Tell how many lines carry the word "this"; the reply is the number and nothing else.

┌─ Material supplied

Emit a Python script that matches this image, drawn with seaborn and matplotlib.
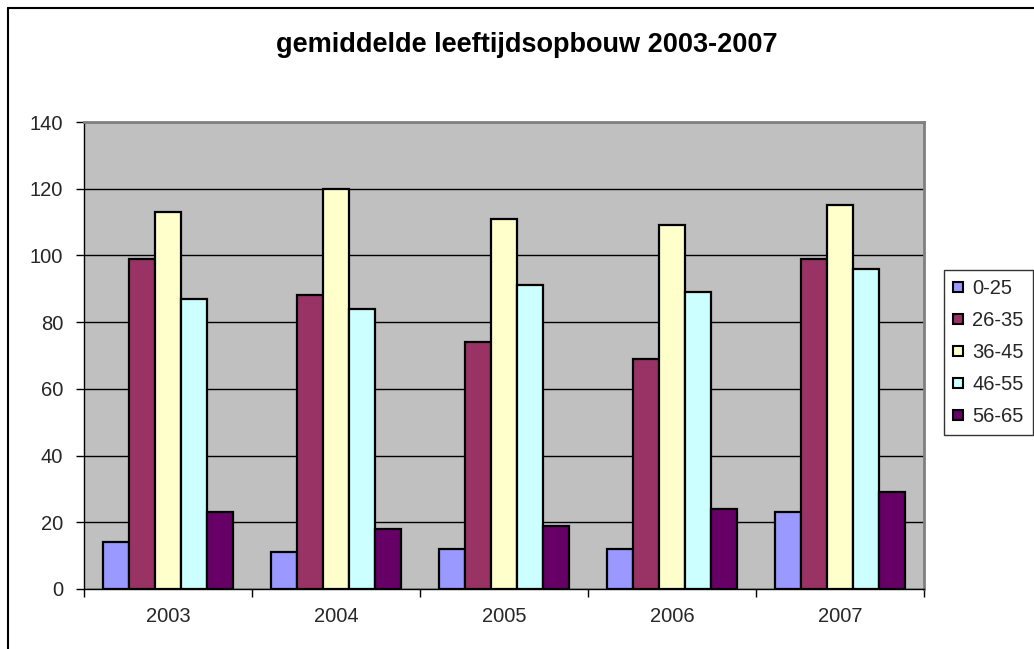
import matplotlib
matplotlib.use("Agg")
import matplotlib.pyplot as plt
from matplotlib.lines import Line2D
import pandas as pd
import seaborn as sns

# Average age structure per year
years = ["2003", "2004", "2005", "2006", "2007"]
age_groups = ["0-25", "26-35", "36-45", "46-55", "56-65"]
v_0_25 = [14, 11, 12, 12, 23]
v_26_35 = [99, 88, 74, 69, 99]
v_36_45 = [113, 120, 111, 109, 115]
v_46_55 = [87, 84, 91, 89, 96]
v_56_65 = [23, 18, 19, 24, 29]
colors = ["#9999FF", "#993366", "#FFFFCC", "#CCFFFF", "#660066"]
y_ticks = [0, 20, 40, 60, 80, 100, 120, 140]

series = [v_0_25, v_26_35, v_36_45, v_46_55, v_56_65]
rows = []
for grp, vals in zip(age_groups, series):
    for yr, v in zip(years, vals):
        rows.append({"jaar": yr, "leeftijd": grp, "aantal": v})
df = pd.DataFrame(rows)

sns.set_theme(style="white")
plt.rcParams["font.family"] = ["Liberation Sans", "DejaVu Sans"]

W, H = 1034, 649
fig = plt.figure(figsize=(W / 100, H / 100), dpi=100)
fig.patch.set_facecolor("white")

# plot area in pixel coordinates
left, right, top, bottom = 84, 924, 122, 589
ax = fig.add_axes([left / W, 1 - bottom / H, (right - left) / W, (bottom - top) / H])
ax.set_facecolor("#C0C0C0")

sns.barplot(data=df, x="jaar", y="aantal", hue="leeftijd", order=years,
            hue_order=age_groups, palette=colors, width=5 / 6.5,
            edgecolor="black", linewidth=1.6, saturation=1, ax=ax,
            legend=False, zorder=3)

ax.set_ylim(0, 140)
ax.set_xlim(-0.5, len(years) - 0.5)
ax.set_yticks(y_ticks)
ax.set_yticklabels([str(t) for t in y_ticks])
ax.yaxis.grid(True, color="black", linewidth=1.0, zorder=0)
ax.set_axisbelow(True)
ax.set_xlabel("")
ax.set_ylabel("")

# category labels centered, tick marks on category boundaries
ax.set_xticks(range(len(years)))
ax.set_xticklabels(years)
ax.set_xticks([i - 0.5 for i in range(len(years) + 1)], minor=True)
ax.tick_params(axis="x", which="major", length=0, pad=13, labelsize=14.5)
ax.tick_params(axis="x", which="minor", length=6, width=1, color="black",
               direction="out", bottom=True)
ax.tick_params(axis="y", which="major", length=6, width=1, color="black",
               direction="out", left=True, pad=9, labelsize=14.5)

for side in ("top", "right"):
    ax.spines[side].set_color("#808080")
    ax.spines[side].set_linewidth(2)
for side in ("left", "bottom"):
    ax.spines[side].set_color("black")
    ax.spines[side].set_linewidth(1)

fig.text(527 / W, 1 - 45 / H, "gemiddelde leeftijdsopbouw 2003-2007",
         ha="center", va="center", fontsize=19.5, fontweight="bold", color="black")

# legend with small square keys
handles = [Line2D([0], [0], marker="s", linestyle="none", markersize=7.5,
                  markerfacecolor=c, markeredgecolor="black", markeredgewidth=1.5)
           for c in colors]
leg = fig.legend(handles, age_groups, loc="upper left",
                 bbox_to_anchor=(944 / W, 1 - 270 / H), frameon=True,
                 fancybox=False, fontsize=14.5, handlelength=0.5,
                 handletextpad=0.45, labelspacing=0.65, borderpad=0.45,
                 borderaxespad=0)
leg.get_frame().set_edgecolor("black")
leg.get_frame().set_linewidth(1)

# outer chart frame
fig.add_artist(Line2D([8 / W, 8 / W], [1 - 8 / H, -0.05], transform=fig.transFigure,
                      color="black", linewidth=1.5))
fig.add_artist(Line2D([8 / W, 1.05], [1 - 8 / H, 1 - 8 / H], transform=fig.transFigure,
                      color="black", linewidth=1.5))

fig.savefig("out.png", dpi=100)
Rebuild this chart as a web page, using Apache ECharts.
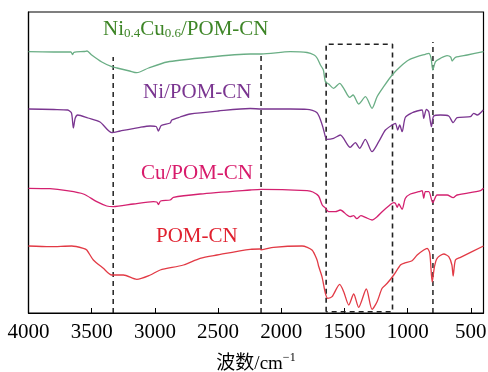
<!DOCTYPE html>
<html>
<head>
<meta charset="utf-8">
<script src="https://cdn.jsdelivr.net/npm/echarts@6/dist/echarts.min.js"></script>
<style>
  html, body { margin: 0; padding: 0; background: #fff; }
  #main { width: 488px; height: 372px; }
</style>
</head>
<body>
<div id="main"></div>
<script>
// 波数 (cm-1) 和 相对透过率 (任意单位)
var niCu = [[4000,261.3],[3800,261],[3665,261],[3652,258.5],[3640,260.7],[3560,261.5],[3537,262],[3500,258],[3420,251],[3341,246.3],[3300,245],[3200,242],[3143,240.3],[3050,245],[2903,251],[2642,255],[2246,259],[2158,259],[1929,261.3],[1796,260.5],[1740,258],[1717,255],[1690,248],[1667,243],[1651,231.3],[1625,229],[1586,224.7],[1538,229.7],[1506,224.7],[1459,215.7],[1432,218],[1388,209],[1334,216.3],[1282,204.7],[1242,216.3],[1190,226.3],[1123,238],[1057,246.5],[992,253],[925,256.3],[860,258.7],[833,259.7],[815,255],[801,243],[780,251.3],[741,254.7],[688,257.3],[660,256],[648,252],[622,255.7],[529,258],[400,261.3]];
var ni = [[4000,204],[3800,203.5],[3690,203],[3660,200],[3645,185],[3630,195],[3610,198],[3530,195],[3434,191],[3341,180.3],[3275,182],[3117,185.7],[3037,187],[2990,186.5],[2972,182],[2950,187.5],[2879,190],[2866,193],[2800,196],[2721,199],[2500,202],[2246,204.5],[2158,204],[1929,204],[1796,203.7],[1717,200.3],[1676,188],[1651,176.3],[1640,173.7],[1586,174.7],[1533,178],[1455,165.7],[1414,170.3],[1380,164.7],[1335,173.7],[1282,161.3],[1229,171.3],[1176,183],[1123,188],[1097,189.7],[1079,183],[1063,188],[1044,181.3],[1018,195.7],[965,200.3],[925,202],[886,203],[873,194.7],[852,203.7],[833,201.3],[812,186.3],[794,197],[741,198],[675,197],[640,190.3],[609,195.3],[503,196.3],[477,199.7],[450,198],[402,203]];
var cu = [[4000,124.7],[3830,124.3],[3697,122.3],[3566,119],[3460,111.3],[3381,107],[3330,106.3],[3170,109],[3011,111.3],[2985,111],[2972,108.5],[2955,112],[2879,113],[2853,115.7],[2642,119],[2246,123],[2158,123.7],[1796,122.3],[1750,121],[1705,117],[1676,108],[1651,105],[1625,101.3],[1572,101.3],[1533,103],[1480,98],[1455,96.3],[1428,97.3],[1402,94.3],[1370,97.3],[1335,95.7],[1282,93],[1242,96.3],[1202,101.3],[1150,107],[1110,110.3],[1097,109.7],[1083,105.7],[1070,109],[1044,103.7],[1018,114.7],[978,119],[912,121.3],[886,122.3],[873,114.7],[860,121.3],[833,121.3],[801,110.3],[767,118],[688,118],[640,115.3],[609,118],[424,122.3],[400,124.7]];
var pom = [[4000,67],[3830,66.3],[3658,67],[3566,64.7],[3539,63],[3487,53],[3408,44.7],[3341,38],[3249,38],[3143,33.7],[3036,38],[2958,43],[2774,48],[2642,54.7],[2509,58],[2246,63.7],[2170,64],[2158,63.2],[2061,65.7],[1836,67],[1757,63],[1717,53],[1705,47],[1678,36.3],[1651,19.7],[1632,14.7],[1598,16.3],[1538,28.7],[1506,21.3],[1466,8],[1427,19],[1388,5.7],[1327,24],[1282,3.7],[1242,11.3],[1202,24.7],[1162,29.7],[1110,38],[1057,48],[1030,49.7],[965,52.3],[925,58],[873,63],[846,64.7],[825,59.7],[806,31],[788,46.3],[767,54.7],[714,59],[675,56.3],[650,48],[640,37],[622,53],[582,55.7],[400,67]];

var xTicks = [500, 1000, 1500, 2000, 2500, 3000, 3500, 4000];
var dashX = [3330, 2160, 800];
var dashTop = [256, 260, 271];
var boxX = [1645, 1120];
var boxY = [1.3, 268.7];

var serif = '"Liberation Serif", "Noto Sans CJK SC", serif';
var myChart = echarts.init(document.getElementById('main'));

var series = [];
function trace(name, data, color) {
  series.push({
    name: name, type: 'line', data: data, showSymbol: false,
    smooth: 0.25, lineStyle: { color: color, width: 1.3 }, z: 3
  });
}
trace('Ni0.4Cu0.6/POM-CN', niCu, '#6aae85');
trace('Ni/POM-CN', ni, '#7a3590');
trace('Cu/POM-CN', cu, '#d4206f');
trace('POM-CN', pom, '#e23a45');

dashX.forEach(function (x, i) {
  series.push({
    type: 'line', data: [[x, 0], [x, dashTop[i]]], showSymbol: false, silent: true,
    lineStyle: { color: '#111', width: 1.4, type: [5, 4] }, z: 2
  });
});
series.push({
  type: 'line', showSymbol: false, silent: true,
  data: [[boxX[0], boxY[0]], [boxX[0], boxY[1]], [boxX[1], boxY[1]], [boxX[1], boxY[0]], [boxX[0], boxY[0]]],
  lineStyle: { color: '#222', width: 1.6, type: [5, 4] }, z: 2
});

var option = {
  animation: false,
  textStyle: { fontFamily: serif },
  grid: { left: 28.5, right: 4.5, top: 12, bottom: 59, containLabel: false, outerBoundsMode: 'none',
    show: true, borderColor: '#000', borderWidth: 1.2 },
  xAxis: {
    type: 'value', inverse: true, min: 400, max: 4000,
    name: '{a|波数/cm}{b|−1}', nameLocation: 'middle', nameGap: 39,
    nameTextStyle: {
      rich: {
        a: { fontFamily: serif, fontSize: 19, color: '#000', verticalAlign: 'bottom' },
        b: { fontFamily: serif, fontSize: 12, color: '#000', verticalAlign: 'top', padding: [0, 0, 10, 0] }
      }
    },
    axisLine: { lineStyle: { color: '#000', width: 1.2 } },
    axisTick: { inside: true, length: 5, customValues: xTicks, lineStyle: { color: '#000' } },
    axisLabel: { customValues: xTicks, fontFamily: serif, fontSize: 21, color: '#000', margin: 9,
      formatter: function (v) { return String(v); } },
    splitLine: { show: false }
  },
  yAxis: {
    type: 'value', min: 0, max: 301,
    axisLine: { show: true, lineStyle: { color: '#000', width: 1.2 } },
    axisTick: { show: false }, axisLabel: { show: false }, splitLine: { show: false }
  },
  graphic: [
    { type: 'text', left: 103, top: 19, style: {
      text: '{n|Ni}{s|0.4}{n|Cu}{s|0.6}{n|/POM-CN}', fill: '#3d8526',
      rich: { n: { fontFamily: serif, fontSize: 21, fill: '#3d8526' }, s: { fontFamily: serif, fontSize: 13, fill: '#3d8526', padding: [9, 0, 0, 0] } }
    } },
    { type: 'text', left: 143, top: 82, style: { text: 'Ni/POM-CN', fontFamily: serif, fontSize: 21, fill: '#7a3590' } },
    { type: 'text', left: 141, top: 163, style: { text: 'Cu/POM-CN', fontFamily: serif, fontSize: 21, fill: '#d81b6b' } },
    { type: 'text', left: 156, top: 226, style: { text: 'POM-CN', fontFamily: serif, fontSize: 21, fill: '#e0202e' } }
  ],
  series: series
};
myChart.setOption(option);
</script>
</body>
</html>
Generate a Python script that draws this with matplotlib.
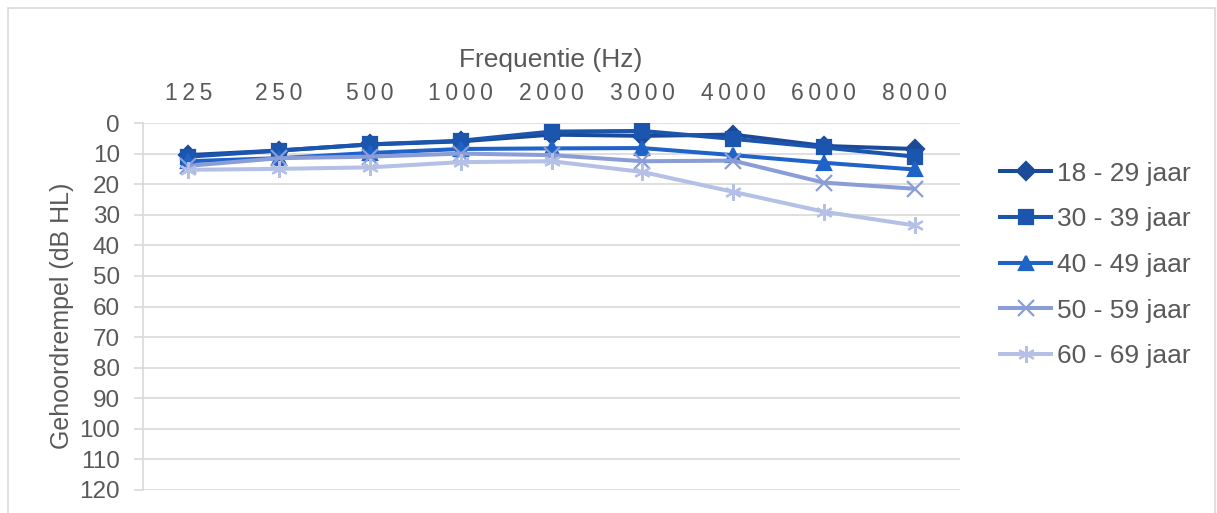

└─

**Written response**
3